Write every line out verbatim and omit the pictures.

* Collected data:
:::::
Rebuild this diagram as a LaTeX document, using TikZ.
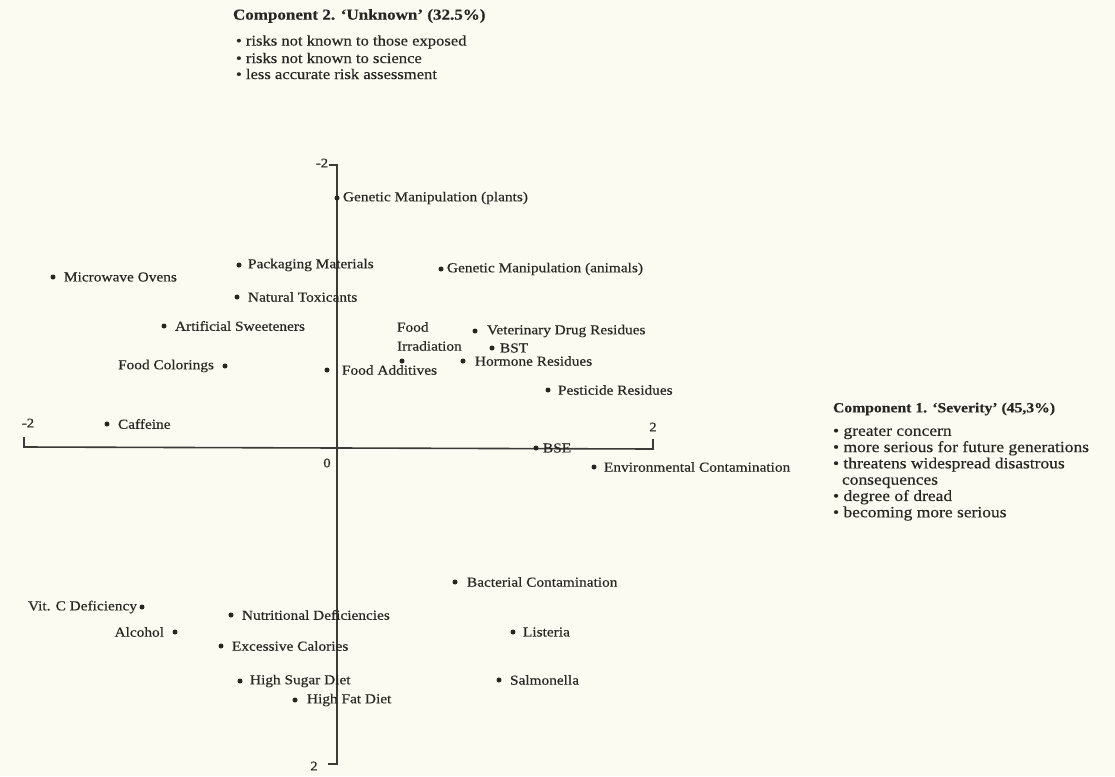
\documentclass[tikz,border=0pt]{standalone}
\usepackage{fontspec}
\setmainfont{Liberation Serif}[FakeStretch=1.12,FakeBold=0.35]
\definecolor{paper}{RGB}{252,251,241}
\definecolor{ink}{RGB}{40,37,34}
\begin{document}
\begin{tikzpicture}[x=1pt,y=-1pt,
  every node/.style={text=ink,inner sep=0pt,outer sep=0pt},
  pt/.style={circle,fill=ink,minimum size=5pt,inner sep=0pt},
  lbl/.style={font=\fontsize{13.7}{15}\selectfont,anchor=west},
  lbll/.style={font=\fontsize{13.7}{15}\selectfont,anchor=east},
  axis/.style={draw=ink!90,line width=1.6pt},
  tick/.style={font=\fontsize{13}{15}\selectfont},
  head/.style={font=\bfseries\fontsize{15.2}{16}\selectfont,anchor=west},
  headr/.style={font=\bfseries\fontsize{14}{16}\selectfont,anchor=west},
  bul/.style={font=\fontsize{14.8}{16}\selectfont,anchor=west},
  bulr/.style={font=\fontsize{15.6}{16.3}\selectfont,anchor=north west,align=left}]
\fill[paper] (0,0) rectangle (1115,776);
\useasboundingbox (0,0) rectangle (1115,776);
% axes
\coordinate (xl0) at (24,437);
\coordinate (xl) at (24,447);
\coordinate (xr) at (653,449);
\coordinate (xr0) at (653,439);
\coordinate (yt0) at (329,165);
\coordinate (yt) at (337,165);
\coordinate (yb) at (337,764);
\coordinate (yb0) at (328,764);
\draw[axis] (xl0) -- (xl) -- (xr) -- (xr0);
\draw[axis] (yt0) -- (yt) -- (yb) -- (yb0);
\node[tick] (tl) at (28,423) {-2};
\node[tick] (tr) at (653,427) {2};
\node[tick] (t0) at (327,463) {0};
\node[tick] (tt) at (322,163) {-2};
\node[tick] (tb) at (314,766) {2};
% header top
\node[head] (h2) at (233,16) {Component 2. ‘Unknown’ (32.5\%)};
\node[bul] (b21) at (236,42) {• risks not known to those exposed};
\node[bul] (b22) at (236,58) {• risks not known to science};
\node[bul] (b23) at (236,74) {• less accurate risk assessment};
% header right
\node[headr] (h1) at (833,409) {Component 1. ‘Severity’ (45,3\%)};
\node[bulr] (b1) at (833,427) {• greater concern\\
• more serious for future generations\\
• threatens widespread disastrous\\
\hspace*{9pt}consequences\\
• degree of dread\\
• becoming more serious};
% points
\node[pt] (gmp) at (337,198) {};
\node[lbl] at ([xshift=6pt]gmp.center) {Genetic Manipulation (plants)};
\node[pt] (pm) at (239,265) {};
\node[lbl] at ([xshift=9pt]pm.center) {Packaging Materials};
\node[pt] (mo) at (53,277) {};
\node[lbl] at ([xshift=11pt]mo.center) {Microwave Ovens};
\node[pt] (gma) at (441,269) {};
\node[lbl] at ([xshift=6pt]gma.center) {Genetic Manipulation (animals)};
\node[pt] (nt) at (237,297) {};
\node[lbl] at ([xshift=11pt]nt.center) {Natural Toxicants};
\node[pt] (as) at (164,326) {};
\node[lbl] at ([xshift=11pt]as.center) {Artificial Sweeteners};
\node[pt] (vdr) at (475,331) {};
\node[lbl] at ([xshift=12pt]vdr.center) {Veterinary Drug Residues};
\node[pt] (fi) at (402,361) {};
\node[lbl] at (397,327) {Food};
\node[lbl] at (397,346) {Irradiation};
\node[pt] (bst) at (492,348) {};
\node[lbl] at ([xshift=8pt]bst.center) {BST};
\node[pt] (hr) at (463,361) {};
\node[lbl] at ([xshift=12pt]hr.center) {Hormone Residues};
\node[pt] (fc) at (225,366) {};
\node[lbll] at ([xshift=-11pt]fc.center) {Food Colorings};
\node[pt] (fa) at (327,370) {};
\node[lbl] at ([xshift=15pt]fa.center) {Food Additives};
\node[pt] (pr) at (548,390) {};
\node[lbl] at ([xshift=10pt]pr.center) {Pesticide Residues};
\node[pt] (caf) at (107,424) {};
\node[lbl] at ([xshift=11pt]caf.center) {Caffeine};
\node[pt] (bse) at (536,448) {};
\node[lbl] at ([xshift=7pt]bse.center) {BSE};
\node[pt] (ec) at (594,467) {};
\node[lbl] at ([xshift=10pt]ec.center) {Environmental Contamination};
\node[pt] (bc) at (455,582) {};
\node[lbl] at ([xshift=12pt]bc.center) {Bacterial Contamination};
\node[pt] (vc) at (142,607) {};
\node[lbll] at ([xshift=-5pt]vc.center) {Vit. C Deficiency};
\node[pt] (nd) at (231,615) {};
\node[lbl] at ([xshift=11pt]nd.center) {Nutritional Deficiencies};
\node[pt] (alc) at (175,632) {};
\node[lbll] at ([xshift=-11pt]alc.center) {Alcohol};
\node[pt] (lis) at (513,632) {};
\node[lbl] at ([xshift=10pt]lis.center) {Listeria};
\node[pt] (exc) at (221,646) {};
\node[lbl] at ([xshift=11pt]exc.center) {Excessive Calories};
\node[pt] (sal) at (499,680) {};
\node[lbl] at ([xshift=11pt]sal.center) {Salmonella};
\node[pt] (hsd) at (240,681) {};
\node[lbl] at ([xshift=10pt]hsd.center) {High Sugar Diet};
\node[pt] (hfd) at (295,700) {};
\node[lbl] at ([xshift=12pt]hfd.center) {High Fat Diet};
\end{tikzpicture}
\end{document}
:::::
* Completed task:
Rebuild this diagram as a LaTeX document, using TikZ.
\documentclass[tikz,border=0pt]{standalone}
\usepackage{fontspec}
\setmainfont{Liberation Serif}[FakeStretch=1.12,FakeBold=0.35]
\definecolor{paper}{RGB}{252,251,241}
\definecolor{ink}{RGB}{40,37,34}
\begin{document}
\begin{tikzpicture}[x=1pt,y=-1pt,
  every node/.style={text=ink,inner sep=0pt,outer sep=0pt},
  pt/.style={circle,fill=ink,minimum size=5pt,inner sep=0pt},
  lbl/.style={font=\fontsize{13.7}{15}\selectfont,anchor=west},
  lbll/.style={font=\fontsize{13.7}{15}\selectfont,anchor=east},
  axis/.style={draw=ink!90,line width=1.6pt},
  tick/.style={font=\fontsize{13}{15}\selectfont},
  head/.style={font=\bfseries\fontsize{15.2}{16}\selectfont,anchor=west},
  headr/.style={font=\bfseries\fontsize{14}{16}\selectfont,anchor=west},
  bul/.style={font=\fontsize{14.8}{16}\selectfont,anchor=west},
  bulr/.style={font=\fontsize{15.6}{16.3}\selectfont,anchor=north west,align=left}]
\fill[paper] (0,0) rectangle (1115,776);
\useasboundingbox (0,0) rectangle (1115,776);
% axes
\coordinate (xl0) at (24,437);
\coordinate (xl) at (24,447);
\coordinate (xr) at (653,449);
\coordinate (xr0) at (653,439);
\coordinate (yt0) at (329,165);
\coordinate (yt) at (337,165);
\coordinate (yb) at (337,764);
\coordinate (yb0) at (328,764);
\draw[axis] (xl0) -- (xl) -- (xr) -- (xr0);
\draw[axis] (yt0) -- (yt) -- (yb) -- (yb0);
\node[tick] (tl) at (28,423) {-2};
\node[tick] (tr) at (653,427) {2};
\node[tick] (t0) at (327,463) {0};
\node[tick] (tt) at (322,163) {-2};
\node[tick] (tb) at (314,766) {2};
% header top
\node[head] (h2) at (233,16) {Component 2. ‘Unknown’ (32.5\%)};
\node[bul] (b21) at (236,42) {• risks not known to those exposed};
\node[bul] (b22) at (236,58) {• risks not known to science};
\node[bul] (b23) at (236,74) {• less accurate risk assessment};
% header right
\node[headr] (h1) at (833,409) {Component 1. ‘Severity’ (45,3\%)};
\node[bulr] (b1) at (833,427) {• greater concern\\
• more serious for future generations\\
• threatens widespread disastrous\\
\hspace*{9pt}consequences\\
• degree of dread\\
• becoming more serious};
% points
\node[pt] (gmp) at (337,198) {};
\node[lbl] at ([xshift=6pt]gmp.center) {Genetic Manipulation (plants)};
\node[pt] (pm) at (239,265) {};
\node[lbl] at ([xshift=9pt]pm.center) {Packaging Materials};
\node[pt] (mo) at (53,277) {};
\node[lbl] at ([xshift=11pt]mo.center) {Microwave Ovens};
\node[pt] (gma) at (441,269) {};
\node[lbl] at ([xshift=6pt]gma.center) {Genetic Manipulation (animals)};
\node[pt] (nt) at (237,297) {};
\node[lbl] at ([xshift=11pt]nt.center) {Natural Toxicants};
\node[pt] (as) at (164,326) {};
\node[lbl] at ([xshift=11pt]as.center) {Artificial Sweeteners};
\node[pt] (vdr) at (475,331) {};
\node[lbl] at ([xshift=12pt]vdr.center) {Veterinary Drug Residues};
\node[pt] (fi) at (402,361) {};
\node[lbl] at (397,327) {Food};
\node[lbl] at (397,346) {Irradiation};
\node[pt] (bst) at (492,348) {};
\node[lbl] at ([xshift=8pt]bst.center) {BST};
\node[pt] (hr) at (463,361) {};
\node[lbl] at ([xshift=12pt]hr.center) {Hormone Residues};
\node[pt] (fc) at (225,366) {};
\node[lbll] at ([xshift=-11pt]fc.center) {Food Colorings};
\node[pt] (fa) at (327,370) {};
\node[lbl] at ([xshift=15pt]fa.center) {Food Additives};
\node[pt] (pr) at (548,390) {};
\node[lbl] at ([xshift=10pt]pr.center) {Pesticide Residues};
\node[pt] (caf) at (107,424) {};
\node[lbl] at ([xshift=11pt]caf.center) {Caffeine};
\node[pt] (bse) at (536,448) {};
\node[lbl] at ([xshift=7pt]bse.center) {BSE};
\node[pt] (ec) at (594,467) {};
\node[lbl] at ([xshift=10pt]ec.center) {Environmental Contamination};
\node[pt] (bc) at (455,582) {};
\node[lbl] at ([xshift=12pt]bc.center) {Bacterial Contamination};
\node[pt] (vc) at (142,607) {};
\node[lbll] at ([xshift=-5pt]vc.center) {Vit. C Deficiency};
\node[pt] (nd) at (231,615) {};
\node[lbl] at ([xshift=11pt]nd.center) {Nutritional Deficiencies};
\node[pt] (alc) at (175,632) {};
\node[lbll] at ([xshift=-11pt]alc.center) {Alcohol};
\node[pt] (lis) at (513,632) {};
\node[lbl] at ([xshift=10pt]lis.center) {Listeria};
\node[pt] (exc) at (221,646) {};
\node[lbl] at ([xshift=11pt]exc.center) {Excessive Calories};
\node[pt] (sal) at (499,680) {};
\node[lbl] at ([xshift=11pt]sal.center) {Salmonella};
\node[pt] (hsd) at (240,681) {};
\node[lbl] at ([xshift=10pt]hsd.center) {High Sugar Diet};
\node[pt] (hfd) at (295,700) {};
\node[lbl] at ([xshift=12pt]hfd.center) {High Fat Diet};
\end{tikzpicture}
\end{document}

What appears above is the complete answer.